Lundi, la chambre d'instruction de la commission d'éthique n'avait pas officiellement confirmé l'ouverture d'une investigation, une clause de confidentialité stricte l'empêchant de communiquer. Mais face à la gravité des faits reprochés à Blatter, a-t-elle d'autre choix que d'enquêter?
"S'il y a un soupçon initial, la chambre d'investigation de la commission lance une procédure formelle", avait confirmé ce week-end à l'AFP Andreas Bantel, porte-parole de la commission d'éthique.
Pour Guido Tognoni, ancien conseiller du président de la Fifa, interrogé par l'AFP lundi, "il est probable que Blatter va être suspendu. La Fifa n'a pas le choix, elle se trouve dans une telle situation".
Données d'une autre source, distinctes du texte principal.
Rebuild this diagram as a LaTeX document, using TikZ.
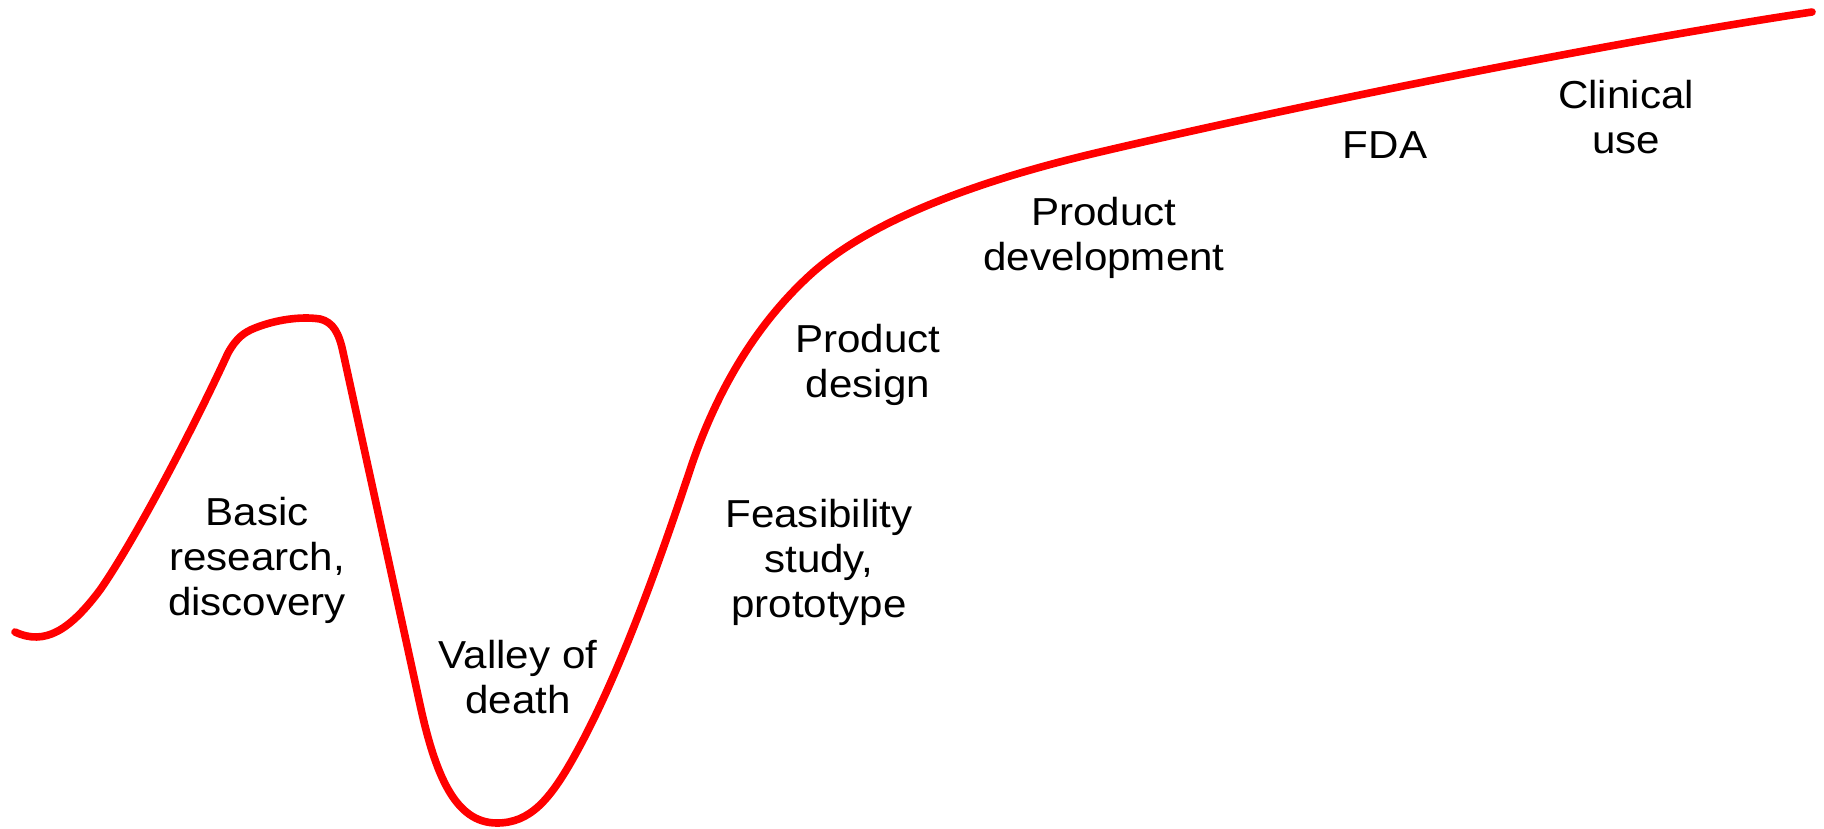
\documentclass[tikz,border=0pt]{standalone}
\usepackage{fontspec}
\setmainfont{Liberation Sans}[FakeStretch=1.08]
\begin{document}
\begin{tikzpicture}[x=0.5pt,y=-0.5pt,
  curve/.style={draw=red,line width=3.8pt,line cap=round,line join=round},
  lbl/.style={font=\fontsize{19.5}{22.5}\selectfont,align=center,inner sep=0pt,anchor=north,text=black}]
\useasboundingbox (0,0) rectangle (1824,829);
\draw[curve] (15,632)
  .. controls (45,646) and (70,630) .. (100,590)
  .. controls (135,540) and (195,425) .. (228,353)
  .. controls (237,337) and (245,332) .. (255,328)
  .. controls (275,320) and (300,316) .. (320,319)
  .. controls (333,322) and (339,333) .. (343,352)
  -- (419,700)
  .. controls (435,775) and (455,823) .. (497,823)
  .. controls (530,823) and (550,800) .. (575,755)
  .. controls (620,674) and (660,560) .. (690,470)
  .. controls (713,401) and (750,330) .. (810,275)
  .. controls (870,220) and (980,180) .. (1100,152)
  .. controls (1300,105) and (1600,44) .. (1812,12);
\node[lbl] (basic) at (257,497) {Basic\\research,\\discovery};
\node[lbl] (valley) at (518,640) {Valley of\\death};
\node[lbl] (feas) at (819,499) {Feasibility\\study,\\prototype};
\node[lbl] (design) at (868,324) {Product\\design};
\node[lbl] (devel) at (1104,197) {Product\\development};
\node[lbl] (fda) at (1385,131) {FDA};
\node[lbl] (clin) at (1626,80) {Clinical\\use};
\end{tikzpicture}
\end{document}
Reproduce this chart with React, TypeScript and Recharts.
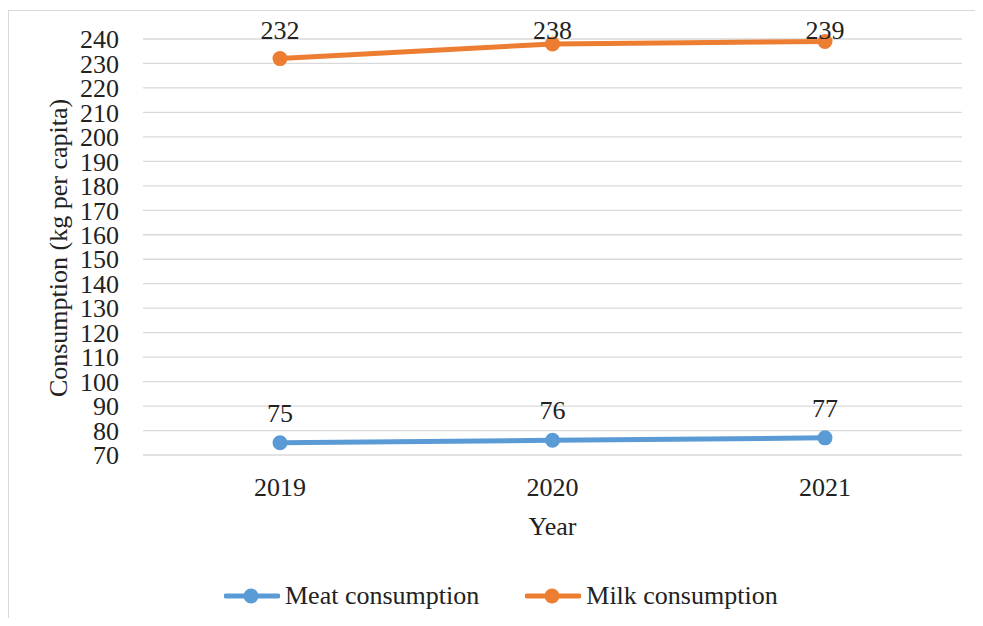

Une telle issue verrait alors le Camerounais Issa Hayatou, premier vice-président senior de la Fifa et patron du foot africain, monter sur le trône du foot mondial. Une solution loin d'être idéale, souligne M. Tognoni. Car Hayatou, 69 ans, n'est de fait pas exempt de tout reproche. En 2011, le Comité international olympique (CIO) dont il est membre, lui avait infligé un "blâme" pour avoir perçu 15.000 euros de la part d'ISL, un partenaire commercial de la Fifa.
Après instruction de cette affaire par sa chambre d'investigation, la chambre de jugement de la commission d'éthique de la Fifa devra prendre une décision. Impossible de savoir quand celle-ci pourrait tomber.